Though the facility is being created initially to make coaches for the Chennai Metro, it could become a sourcing hub for its projects in India and other countries.
According to Mr Henri Poupart Lafarge, President, Alstom’s transport business, the Sri City venture was in line with the company’s strategy to be closer to its clients as also an indicator of its expanding global footprint.
“Sri City factory is not only to cater to our operations in India but also to the rest of the world; we are pushing our global footprint towards the fastest growing markets that includes India, Latin America and the Middle East,” Mr Lafarge said.
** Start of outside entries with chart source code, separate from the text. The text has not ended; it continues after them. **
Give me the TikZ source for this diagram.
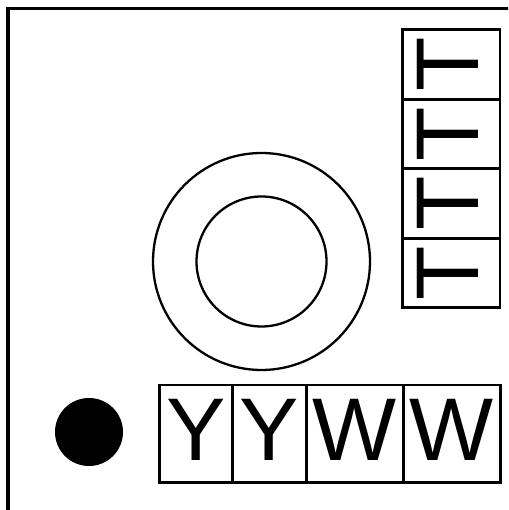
\documentclass[tikz,border=0pt]{standalone}
\usepackage{fontspec}
\setmainfont{Liberation Sans}
\usetikzlibrary{positioning}

\begin{document}
\begin{tikzpicture}[x=1pt, y=1pt,
  frameline/.style={line width=3.2pt},
  glyphbox/.style={draw, line width=2.8pt, inner sep=0pt, outer sep=0pt,
    font=\fontsize{89}{89}\selectfont, text height=64pt, text depth=10pt},
  ring/.style={draw, circle, line width=2.3pt, inner sep=0pt}]

% Page area
\useasboundingbox (0,0) rectangle (508,510);
\clip (0,0) rectangle (508,510);
\fill[white] (0,0) rectangle (508,510);

% Outer frame, open to the right and bottom
\draw[frameline] (8,-10) -- (8,501.5) -- (520,501.5);

% Dial
\node[ring, minimum size=217pt] (outer) at (261.5,248.5) {};
\node[ring, minimum size=130pt] (inner) at (outer.center) {};

% Indicator dot
\node[circle, fill, inner sep=0pt, minimum size=68pt] (dot) at (89,78) {};

% Letter row
\node[glyphbox, minimum width=73.5pt, minimum height=97.7pt] (y1) at (196,76.2) {Y};
\node[glyphbox, minimum width=73.5pt, minimum height=97.7pt, right=0pt of y1] (y2) {Y};
\node[glyphbox, minimum width=97pt, minimum height=97.7pt, right=0pt of y2] (w1) {W};
\node[glyphbox, minimum width=97pt, minimum height=97.7pt, right=0pt of w1] (w2) {W};

% T column
\foreach \i/\yy in {1/445.5, 2/376, 3/306.5, 4/237}
  \node[glyphbox, rotate=90, minimum width=69.5pt, minimum height=97.3pt] (t\i) at (451.3,\yy) {T};

\end{tikzpicture}
\end{document}
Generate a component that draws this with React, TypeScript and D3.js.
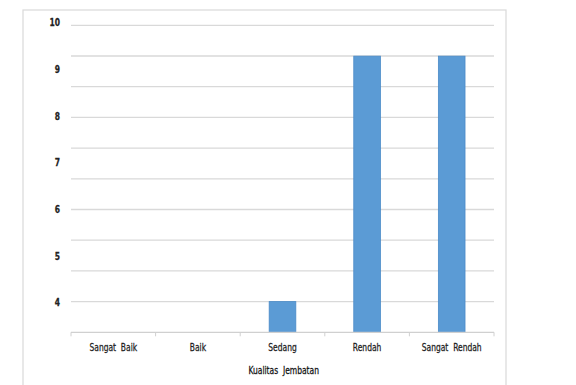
import React from "react";
import * as d3 from "d3";

const categories = ["Sangat Baik", "Baik", "Sedang", "Rendah", "Sangat Rendah"];
const values: (number | null)[] = [null, null, 4, 9.33, 9.33];
const tickLabels = [4, 5, 6, 7, 8, 9, 10];
const gridValues = [10, 9.333, 8.667, 8, 7.333, 6.667, 6, 5.333, 4.667, 4];
const axisTitle = "Kualitas Jembatan";

const W = 576;
const H = 385;
const FONT = "'DejaVu Sans Condensed', 'DejaVu Sans', sans-serif";

function NarrowText(props: { x: number; y: number; anchor: string; size: number; weight?: string; fill: string; children: React.ReactNode }) {
  const sx = 0.8;
  return (
    <g transform={`translate(${props.x},${props.y}) scale(${sx},1)`}>
      <text
        x={0}
        y={0}
        dy="0.35em"
        textAnchor={props.anchor}
        fontFamily={FONT}
        fontSize={props.size}
        fontWeight={props.weight || "normal"}
        fill={props.fill}
        stroke={props.fill}
        strokeWidth={0.25}
        style={{ fontStretch: "condensed", wordSpacing: "3px" }}
      >
        {props.children}
      </text>
    </g>
  );
}

export default function App() {
  const left = 71;
  const right = 494;
  const bottom = 332.3;
  const x = d3.scaleBand<string>().domain(categories).range([left, right]).paddingInner(0.685).paddingOuter(0.3425);
  const y = d3.scaleLinear().domain([10 / 3, 10]).range([bottom, 25.3]);
  const labelY = d3.scaleLinear().domain([4, 10]).range([302.7, 22.7]);
  const bandEdges = d3.range(categories.length + 1).map((i) => left + ((right - left) / categories.length) * i);

  return (
    <svg width={W} height={H} style={{ position: "absolute", left: 0, top: 0, background: "#fff" }}>
      <rect x={23} y={10} width={483} height={H} fill="#fff" stroke="#d9d9d9" strokeWidth={1.2} />
      {gridValues.map((g, i) => (
        <line key={i} x1={left} x2={right} y1={y(g)} y2={y(g)} stroke="#d9d9d9" strokeWidth={1.3} />
      ))}
      {categories.map((c, i) =>
        values[i] == null ? null : (
          <rect
            key={c}
            x={x(c)}
            y={y(values[i] as number)}
            width={x.bandwidth()}
            height={bottom - y(values[i] as number)}
            fill="#5b9bd5"
            stroke="#4a8ac8"
            strokeWidth={0.8}
          />
        )
      )}
      <line x1={left} x2={right} y1={bottom} y2={bottom} stroke="#d0d0d0" strokeWidth={1.3} />
      {bandEdges.map((e, i) => (
        <line key={i} x1={e} x2={e} y1={bottom} y2={bottom + 4} stroke="#d0d0d0" strokeWidth={1} />
      ))}
      {tickLabels.map((t) => (
        <NarrowText key={t} x={60} y={labelY(t)} anchor="end" size={10.5} weight="bold" fill="#222">
          {t}
        </NarrowText>
      ))}
      {categories.map((c) => (
        <NarrowText key={c} x={(x(c) as number) + x.bandwidth() / 2} y={347} anchor="middle" size={10.5} fill="#222">
          {c}
        </NarrowText>
      ))}
      <NarrowText x={283.7} y={370.7} anchor="middle" size={10.5} fill="#111">
        {axisTitle}
      </NarrowText>
    </svg>
  );
}
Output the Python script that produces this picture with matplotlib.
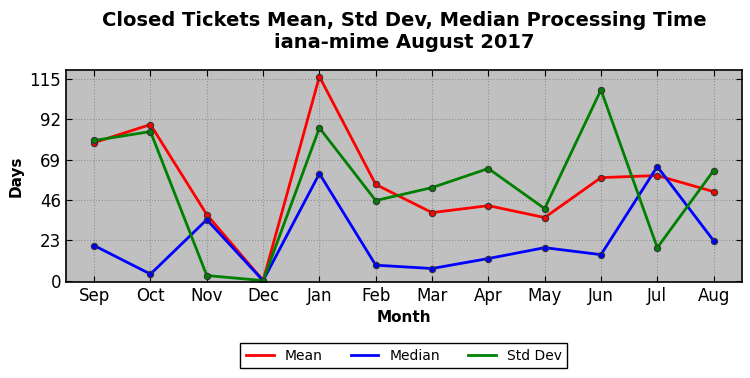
import matplotlib
matplotlib.use('Agg')
import matplotlib.pyplot as plt
from matplotlib.lines import Line2D

months = ['Sep', 'Oct', 'Nov', 'Dec', 'Jan', 'Feb', 'Mar', 'Apr', 'May', 'Jun', 'Jul', 'Aug']
mean_days = [78.8, 89.1, 37.7, 0, 116.5, 54.9, 38.8, 42.8, 36.0, 58.8, 60.0, 50.8]
median_days = [20.0, 3.7, 34.8, 0, 61.1, 8.8, 6.9, 12.6, 18.8, 14.8, 65.1, 22.8]
std_days = [80.0, 85.1, 2.9, 0, 87.2, 45.7, 53.1, 64.0, 41.1, 108.9, 18.8, 62.8]
yticks = [0, 23, 46, 69, 92, 115]

fig = plt.figure(figsize=(7.5, 3.78), dpi=100)
ax = fig.add_axes([0.088, 0.254, 0.901, 0.561])
ax.set_facecolor('#c0c0c0')

x = range(len(months))
series = [('Mean', mean_days, 'red'), ('Median', median_days, 'blue'), ('Std Dev', std_days, 'green')]
for name, vals, col in series:
    ax.plot(x, vals, color=col, lw=2, marker='o', ms=4.5, mec='#333333', mew=0.8)

ax.set_xlim(-0.5, 11.5)
ax.set_ylim(-0.8, 120.3)
ax.set_xticks(list(x))
ax.set_xticklabels(months, fontsize=12)
ax.set_yticks(yticks)
ax.set_yticklabels([str(t) for t in yticks], fontsize=12)
ax.grid(True, linestyle=':', color='#909090', lw=0.8)
ax.tick_params(direction='in', length=4, top=True, right=True)
for s in ax.spines.values():
    s.set_linewidth(1.2)

ax.set_xlabel('Month', fontsize=11, fontweight='bold')
ax.set_ylabel('Days', fontsize=11, fontweight='bold')
ax.set_title('Closed Tickets Mean, Std Dev, Median Processing Time\niana-mime August 2017',
             fontsize=14, fontweight='bold', pad=16)

handles = [Line2D([], [], color=col, lw=2) for _, _, col in series]
leg = ax.legend(handles, [n for n, _, _ in series], loc='upper center', bbox_to_anchor=(0.5, -0.255),
                ncol=3, fontsize=10, fancybox=False, framealpha=1, edgecolor='black',
                columnspacing=2.0, handlelength=2.0)
leg.get_frame().set_linewidth(1.0)

plt.savefig('out.png', dpi=100)
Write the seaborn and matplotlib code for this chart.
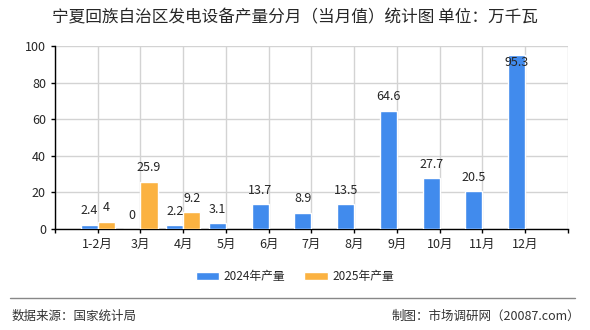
import matplotlib
matplotlib.use("Agg")
import matplotlib.pyplot as plt
import seaborn as sns
import pandas as pd
import numpy as np
from matplotlib.patches import Patch

months = ["1-2月", "3月", "4月", "5月", "6月", "7月", "8月", "9月", "10月", "11月", "12月"]
vals_2024 = [2.4, 0, 2.2, 3.1, 13.7, 8.9, 13.5, 64.6, 27.7, 20.5, 95.3]
vals_2025 = [4, 25.9, 9.2, np.nan, np.nan, np.nan, np.nan, np.nan, np.nan, np.nan, np.nan]
series = ["2024年产量", "2025年产量"]
colors = ["#418BED", "#FBB241"]

df = pd.DataFrame({
    "month": months * 2,
    "series": [series[0]] * len(months) + [series[1]] * len(months),
    "value": vals_2024 + vals_2025,
})

sns.set_style("white")
plt.rcParams["font.family"] = ["Noto Sans CJK SC", "DejaVu Sans"]

fig = plt.figure(figsize=(5.9, 3.3), dpi=100)
ax = fig.add_axes([0.0932, 0.3061, 0.8695, 0.5545])

sns.barplot(data=df, x="month", y="value", hue="series", order=months,
            hue_order=series, palette=colors, errorbar=None, width=0.8,
            legend=False, ax=ax, saturation=1, zorder=3)

ax.set_ylim(0, 100)
ax.set_xlim(-1, 11)
ax.set_yticks([0, 20, 40, 60, 80, 100])
ax.set_xticks(range(-1, 12))
ax.set_xticklabels([""] + months + [""])
ax.tick_params(axis="both", labelsize=9, length=3, width=1, color="black",
               direction="out", left=True, bottom=True)
ax.grid(True, color="#d3d3d3", linewidth=1, zorder=0)
ax.set_axisbelow(True)
ax.set_xlabel("")
ax.set_ylabel("")
for s in ["top", "right"]:
    ax.spines[s].set_visible(False)
for s in ["left", "bottom"]:
    ax.spines[s].set_color("black")
    ax.spines[s].set_linewidth(1)

all_vals = [vals_2024, vals_2025]
for cont, vals in zip(ax.containers, all_vals):
    for patch, v in zip(cont.patches, vals):
        if v is None or (isinstance(v, float) and np.isnan(v)):
            continue
        xc = patch.get_x() + patch.get_width() / 2
        txt = f"{v:g}"
        if v > 88:
            ax.annotate(txt, (xc, v), xytext=(0, -6), textcoords="offset points",
                        ha="center", va="center", fontsize=9, zorder=5)
        else:
            ax.annotate(txt, (xc, v), xytext=(0, 10), textcoords="offset points",
                        ha="center", va="center", fontsize=9, zorder=5)

fig.text(0.5, 0.945, "宁夏回族自治区发电设备产量分月（当月值）统计图 单位：万千瓦",
         ha="center", va="center", fontsize=12)

handles = [Patch(facecolor=c, label=l) for c, l in zip(colors, series)]
fig.legend(handles=handles, loc="center", bbox_to_anchor=(0.5, 0.161), ncol=2,
           frameon=False, fontsize=8.5, handlelength=2.0, handleheight=0.7,
           columnspacing=1.6, handletextpad=0.4)

fig.add_artist(plt.Line2D([0.017, 0.975], [0.097, 0.097], color="#888888",
                          linewidth=1, transform=fig.transFigure))
fig.text(0.02, 0.042, "数据来源：国家统计局", ha="left", va="center",
         fontsize=9, color="#333333")
fig.text(0.983, 0.042, "制图：市场调研网（20087.com）", ha="right", va="center",
         fontsize=9, color="#333333")

fig.savefig("out.png", dpi=100)
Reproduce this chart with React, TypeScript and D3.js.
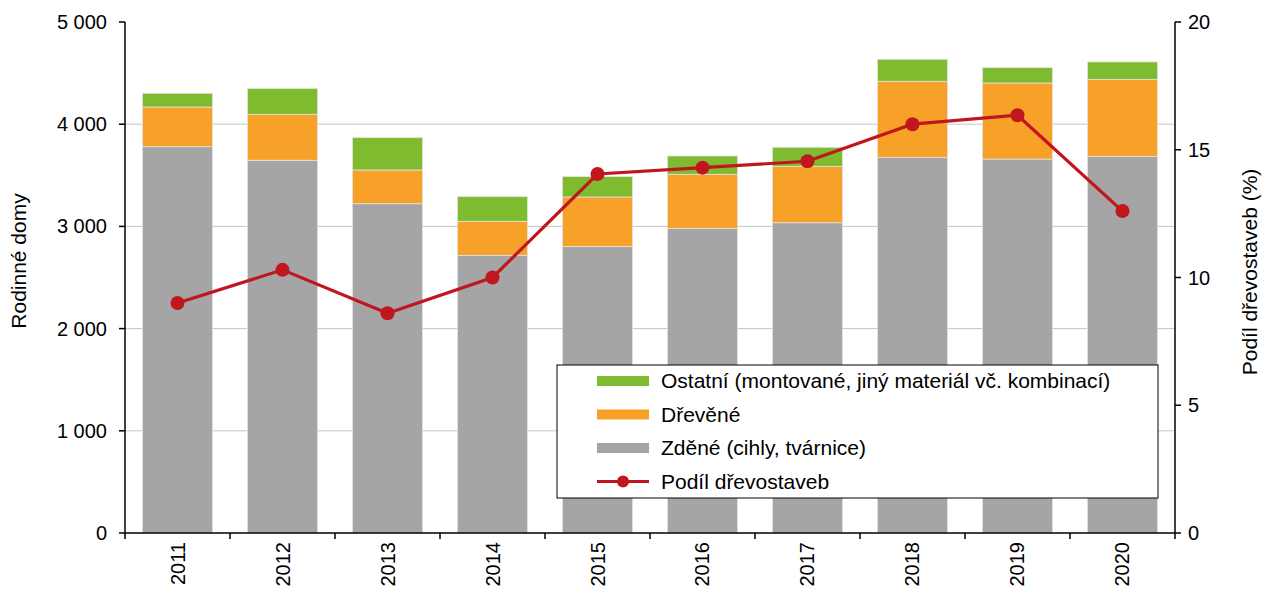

Alstom will spend €30 million to develop the Sri City facility. The investment may not be large, considering similar manufacturing projects in the automotive sector. But the project will bring in new technology and engineering capabilities that could help make modern metro trains locally.
Initially, the extent of indigenisation will be 40 cent, but will eventually go up to 80 per cent, he said. Besides, the projects could attract investments in India by Alstom’s global vendors and also fuel development of domestic ancillary units.
The facility, being built in an area of 156 acres, is scheduled for commissioning in this September. The first set of rolling stock is expected to roll out in January, 2014.
The fists set of steel cars for the Chennai Metro is being built in Alstom’s factory in Brazil. The cars built in India too will be identical.
The €243-million order from the Chennai Metro Rail for supply of 168 cars seems to have encouraged Alstom to explore other metro projects in the country more vigorously.
Mr Lafarge believes that the company is well placed to take advantage of the growing opportunities in metro rail projects in India, despite tough competition from other global players.
Talking to a group of visiting Indian journalists in Paris, he said, the company will bid for the third phase of the Delhi Metro and other projects in the country. Earlier, Alstom had supplied the signalling system for the Delhi Metro. It also has a contract from the Bangalore Metro for signalling equipment.
The company has an order for the train control system for Jaipur metro. Other urban rail projects, including Kochi Metro, Hyderabad, expansions in Bangalore and Kolkata are expected to come up in the near future.
Alstom’s Bangalore facility provides application engineering for a number of its projects in Europe and Asia. The centre is now being converted into a group R&D centre.
Alstom, a major player in building high-speed trains, also sees opportunities in India, where it had associated with Indian Railways in the past. Its Coimbatore unit, set up in 1999, manufactures a range of traction and signalling equipment mainly for the Indian market.
Globally, transport business contributes only 25 per cent of the company’s revenue as the major share comes from the power business. This is the case in India too.
However, Mr Lafarge expects transport business to grow faster in the emerging markets with a number of cities planning metro rail services.
Despitethe Euro zone financial crisis, Alstom continues to have orders in the homemarket. Currently the company is engaged in a major project for automating line-1of the Paris Metro.